Benchmarking is a technique that uses quantitative or qualitative data to make comparisons between different organizations or different sections of organizations. Benchmarking is usually treated as a continuous process in which organizations periodically measure, challenge, and improve their practices.
A term now often used to describe performance assessment is benchmarking which seeks to asses the competences of an organization against “best in class” wherever that is to be found. Often this taken to mean only measures of output performance which can be defined in quantitative term (comparison of financial performance, key financial ratio and other measure of output such as market share, production
throughput). However there are also more qualitative less tangible feature of performance which result on quality or satisfaction such as attitude towards customers. Assessment of these features is more difficult and it can only be done by direct observation or surveying user .Benchmarking should include quantitative and qualitative measure of performance and its emphasize should be on continuous quality
improvement. There are two kinds of Benchmarking – Internal Benchmarking and External Benchmarking.
Most organizations monitor their own performance in order to identify change in key business activities over time. This may mean looking at the performance of the organization as a whole or comparing the performance of difficult individual teams or business unit with each other. Performance monitoring is continuous process. Those with an interest in an organization’s business (shareholder, analyst, management, etc.) will wish to compare result over time in order to reveal trends in business performance. This is the only way to discern whether performance is in line with expectations. Management will be interested in far more then overall organizational performance. Manager will asses the performance of
individual activities involved not just a business unit. Part of this process will involve regular analysis of performance against target e.g. financial performance budget, sales and production achievement against target.
This involves comparing performance with that of other organizations. Organizations need to decide:
- What activities or other dimension of the organization should be compared with others?

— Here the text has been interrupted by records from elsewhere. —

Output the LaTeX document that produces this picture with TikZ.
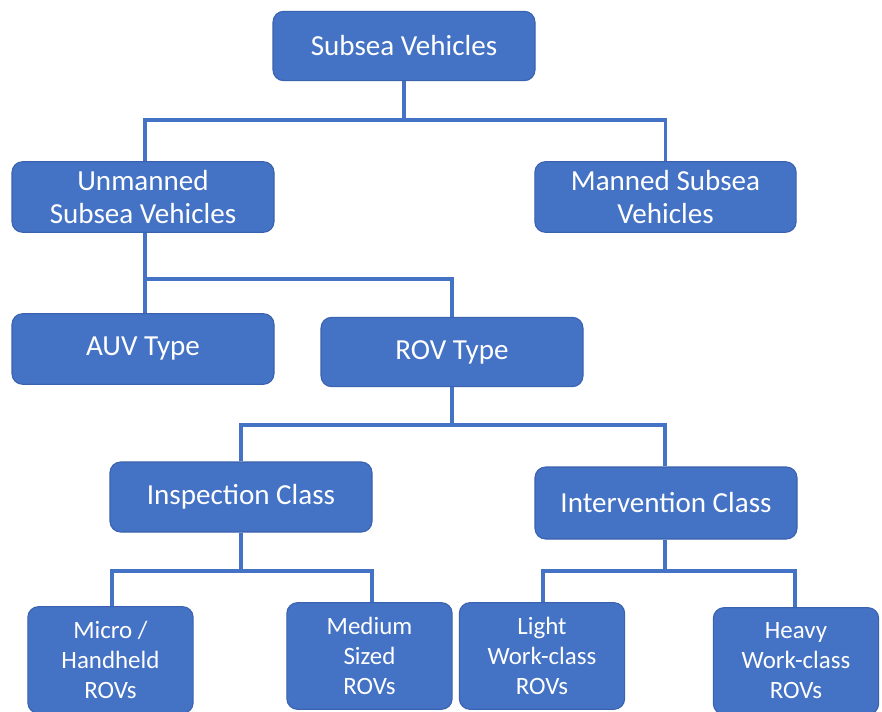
\documentclass[tikz,border=0pt]{standalone}
\usepackage{fontspec}
\setmainfont{Carlito}
\definecolor{boxfill}{HTML}{4472C4}
\definecolor{boxline}{HTML}{3A62AE}
\definecolor{conn}{HTML}{4472C4}
\begin{document}
\begin{tikzpicture}[x=0.75pt,y=-0.75pt,
  box/.style={draw=boxline, line width=0.8pt, fill=boxfill, rounded corners=8pt,
    text=white, font=\fontsize{21.8}{25}\selectfont, align=center, inner sep=0pt},
  smallbox/.style={box, font=\fontsize{18.7}{22.5}\selectfont},
  link/.style={draw=conn, line width=2.4pt}]
\useasboundingbox (0,0) rectangle (882,711);
\fill[white] (0,0) rectangle (882,711);
% level 1
\node[box, minimum width=196.5pt, minimum height=52pt] (sv) at (404,46) {Subsea Vehicles};
% level 2
\node[box, minimum width=196.5pt, minimum height=53pt] (un) at (143,197) {Unmanned\\Subsea Vehicles};
\node[box, minimum width=196pt, minimum height=53pt] (ma) at (665.5,197) {Manned Subsea\\Vehicles};
% level 3
\node[box, minimum width=196.5pt, minimum height=53pt] (auv) at (143,349) {AUV Type};
\node[box, minimum width=196.5pt, minimum height=52pt] (rov) at (452,352) {ROV Type};
% level 4
\node[box, minimum width=196.5pt, minimum height=52.5pt] (ins) at (241,497) {Inspection Class};
\node[box, minimum width=196.5pt, minimum height=54pt] (int) at (666,503) {Intervention Class};
% level 5
\node[smallbox, minimum width=124pt, minimum height=80pt] (mic) at (110.5,660) {Micro /\\Handheld\\ROVs};
\node[smallbox, minimum width=124pt, minimum height=80pt] (med) at (369.5,656) {Medium\\Sized\\ROVs};
\node[smallbox, minimum width=124pt, minimum height=80pt] (lig) at (542,656) {Light\\Work-class\\ROVs};
\node[smallbox, minimum width=124pt, minimum height=80pt] (hea) at (796,661) {Heavy\\Work-class\\ROVs};
% connectors
\coordinate (j1) at (404,120);
\coordinate (j2) at (145,279);
\coordinate (j3) at (452,425);
\coordinate (j4) at (241,571);
\coordinate (j5) at (665,571);
\draw[link] (sv.south) -- (j1);
\draw[link] (un.north -| 145,0) |- (j1) -| (ma.north);
\draw[link] (un.south -| j2) -- (auv.north -| j2);
\draw[link] (j2) -| (rov.north);
\draw[link] (rov.south) -- (j3);
\draw[link] (ins.north) |- (j3) -| (int.north -| 665,0);
\draw[link] (ins.south) -- (j4);
\draw[link] (mic.north -| 112,0) |- (j4) -| (med.north -| 372,0);
\draw[link] (int.south -| j5) -- (j5);
\draw[link] (lig.north -| 543,0) |- (j5) -| (hea.north -| 795,0);
\end{tikzpicture}
\end{document}
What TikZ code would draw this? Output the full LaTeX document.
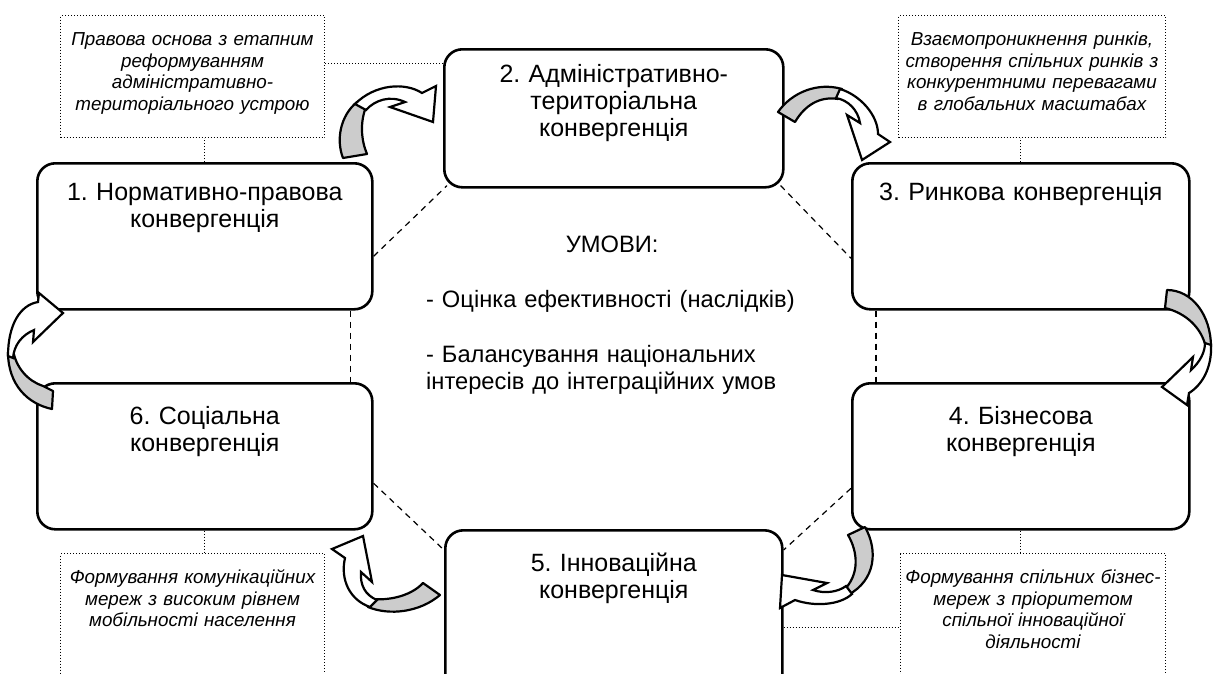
\documentclass[tikz,border=0pt]{standalone}
\usepackage{fontspec}
\setmainfont{Liberation Sans}
\usepackage{tikz}
\usetikzlibrary{calc}
\frenchspacing
\tikzset{
  box/.style={draw, line width=2.6pt, rounded corners=18pt, fill=white, inner sep=0pt,
    align=center, anchor=north west, font=\fontsize{25}{27}\selectfont},
  note/.style={draw, dotted, line width=1pt, inner sep=0pt, align=center,
    anchor=north west, font=\fontsize{18.8}{21.5}\selectfont\itshape},
  cond/.style={inner sep=0pt, align=left, anchor=base west, font=\fontsize{23.7}{27.5}\selectfont},
  link/.style={line width=1.2pt, dash pattern=on 6pt off 5pt},
  noteline/.style={line width=1pt, dotted},
  backface/.style={fill=black!20, draw, line width=2.2pt, line join=round},
  frontface/.style={fill=white, draw, line width=2.2pt, line join=miter, miter limit=4},
}
\begin{document}
\begin{tikzpicture}[x=1pt,y=-1pt]
\useasboundingbox (0,0) rectangle (1214,673);
\clip (0,0) rectangle (1214,673);

\node[note, text width=264pt, text height=30pt, text depth=92pt] (n1) at (60,15)
  {Правова основа з етапним\\реформуванням\\адміністративно-\\територіального устрою};
\node[note, text width=267pt, text height=30pt, text depth=92pt] (n2) at (898,15)
  {Взаємопроникнення ринків,\\створення спільних ринків з\\конкурентними перевагами\\в глобальних масштабах};
\node[note, text width=264pt, text height=30pt, text depth=130pt] (n6) at (60,553)
  {Формування комунікаційних\\мереж з високим рівнем\\мобільності населення};
\node[note, text width=265pt, text height=30pt, text depth=130pt] (n4) at (900,553)
  {Формування спільних бізнес-\\мереж з пріоритетом\\спільної інноваційної\\діяльності};

\node[box, text width=335pt, text height=37pt, text depth=109pt] (b1) at (36,162)
  {1. Нормативно-правова\\конвергенція};
\node[box, text width=339pt, text height=33pt, text depth=105pt] (b2) at (443,48)
  {2. Адміністративно-\\територіальна\\конвергенція};
\node[box, text width=337pt, text height=37pt, text depth=109pt] (b3) at (851,162)
  {3. Ринкова конвергенція};
\node[box, text width=337pt, text height=41pt, text depth=105pt] (b4) at (851,382)
  {4. Бізнесова\\конвергенція};
\node[box, text width=337pt, text height=41pt, text depth=160pt] (b5) at (444,529)
  {5. Інноваційна\\конвергенція};
\node[box, text width=335pt, text height=41pt, text depth=105pt] (b6) at (36,382)
  {6. Соціальна\\конвергенція};

\node[cond, text width=372pt] (cond) at (426,252)
  {\makebox[\linewidth][c]{УМОВИ:}\\[27.5pt]
   - Оцінка ефективності (наслідків)\\[27.5pt]
   - Балансування національних\\інтересів до інтеграційних умов};

\draw[noteline] (b1.north) -- (b1.north |- n1.south);
\draw[noteline] ([yshift=13pt]n1.east) -- ([yshift=13pt]n1.east -| b2.west);
\draw[noteline] (b3.north) -- (b3.north |- n2.south);
\draw[noteline] (b6.south) -- (b6.south |- n6.north);
\draw[noteline] (b4.south) -- (b4.south |- n4.north);
\draw[noteline] ([yshift=-98pt]b5.north east) -- ([yshift=-98pt]b5.north east -| n4.west);

\draw[link] ([yshift=-20pt]b1.east) -- ([xshift=4pt,yshift=3pt]b2.south west);
\draw[link] ([xshift=-4pt,yshift=3pt]b2.south east) -- ([yshift=-22pt]b3.west);
\draw[link] ([xshift=-23pt]b1.south east) -- ([xshift=-23pt]b6.north east);
\draw[link] ([xshift=25pt]b3.south west) -- ([xshift=25pt]b4.north west);
\draw[link] ([yshift=-27pt]b6.east) -- ([yshift=-21pt]b5.north west);
\draw[link] ([yshift=-32pt]b4.west) -- ([yshift=-21pt]b5.north east);

\filldraw[backface] (52,409) .. controls (28,404) and (8,385) .. (8,352) -- (13,350)
  .. controls (16,368) and (28,381) .. (43,386) -- (53,391) -- cycle;
\filldraw[frontface] (8,356) .. controls (8,325) and (20,305) .. (38,302) -- (39,293) -- (63,313)
  -- (33,342) -- (34,330) .. controls (22,335) and (14,345) .. (13,358) -- cycle;

\filldraw[backface] (343,158) .. controls (336,140) and (340,116) .. (357,102) -- (366,107)
  .. controls (360,122) and (361,140) .. (367,154) -- cycle;
\filldraw[frontface] (355,104) .. controls (375,84) and (405,82) .. (422,93) -- (436,86) -- (433,122)
  -- (390,107) -- (405,102) .. controls (390,95) and (375,100) .. (366,110) -- cycle;

\filldraw[backface] (778,112) .. controls (792,92) and (818,82) .. (842,89) -- (838,99)
  .. controls (820,96) and (805,105) .. (795,122) -- cycle;
\filldraw[frontface] (840,89) .. controls (860,95) and (878,115) .. (878,134) -- (890,142) -- (862,160)
  -- (847,115) -- (860,123) .. controls (858,110) and (848,100) .. (836,98) -- cycle;

\filldraw[backface] (1167,290) .. controls (1192,290) and (1211,315) .. (1211,347) -- (1206,348)
  .. controls (1202,328) and (1186,313) .. (1165,308) -- cycle;
\filldraw[frontface] (1211,345) .. controls (1212,368) and (1202,385) .. (1189,393) -- (1187,405)
  -- (1162,387) -- (1193,357) -- (1191,370) .. controls (1200,362) and (1205,352) .. (1205,343) -- cycle;

\filldraw[backface] (848,535) -- (865,527) .. controls (878,550) and (876,580) .. (848,595) -- (843,591)
  .. controls (860,575) and (858,552) .. (848,535) -- cycle;
\filldraw[frontface] (852,594) .. controls (840,605) and (815,607) .. (795,600) -- (780,608) -- (782,575)
  -- (827,583) -- (813,590) .. controls (825,594) and (838,592) .. (846,586) -- cycle;

\filldraw[backface] (423,583) -- (440,595) .. controls (420,612) and (390,616) .. (368,607) -- (364,598)
  .. controls (385,602) and (410,597) .. (423,583) -- cycle;
\filldraw[frontface] (370,607) .. controls (350,600) and (340,580) .. (345,558) -- (332,549) -- (363,536)
  -- (372,582) -- (361,572) .. controls (360,585) and (365,595) .. (377,600) -- cycle;
\end{tikzpicture}
\end{document}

- Who the other organizations should be?
Perhaps a good example of how to conduct bench marking exercise comes from Xerox Company. It has following 10 steps which are to be followed according to the sequence in which they are presented:
- Identify what is to be benchmarked.
- Identify comparable companies.
- Determine data collection methods and collect data.
- Determine current performance levels.
- Project future performance levels.
- Communicate benchmark results and gain acceptance.
- Establish functional goals.
- Develop action plans.
- Implement action plans and monitor progress.
- Recalibrate benchmarks.
- An organisation can identify how its HR practices compare with the best practices.
- It helps organisations learn what type of HR practices work and they can be successfully implemented.
- They provide a basis for reviewing existing HR practices and developing new practices.
- They also help managers to establish a strategy and set priorities for HR practices.
Some of the common benchmarked performance measures in HR management are:
- Total compensation as a percentage of net income before taxes
- Per cent of management positions filled internally
- Rupee sales per employee
- Benefits as a percentage of payroll cost
To ensure the broadest information possible, managers should be careful to gather data from the companies both within and outside their industry. Benchmarking may actually limit a company’s performance if the goal is only to learn and copy what competitors have done and not to consider various options to improve their process. It is also important not to view HR practices in isolation from each other. For example, examining recruitment practices also requires consideration on company’s emphasis on use of the company’s staffing strategy. Benchmarking will not provide “right” answer. The information collected needs to be considered in terms of the context of the companies. Finally, benchmarking is one part of an improvement process. As a result, use of the information gathered from benchmarking needs to be considered in the broader framework of organisational change.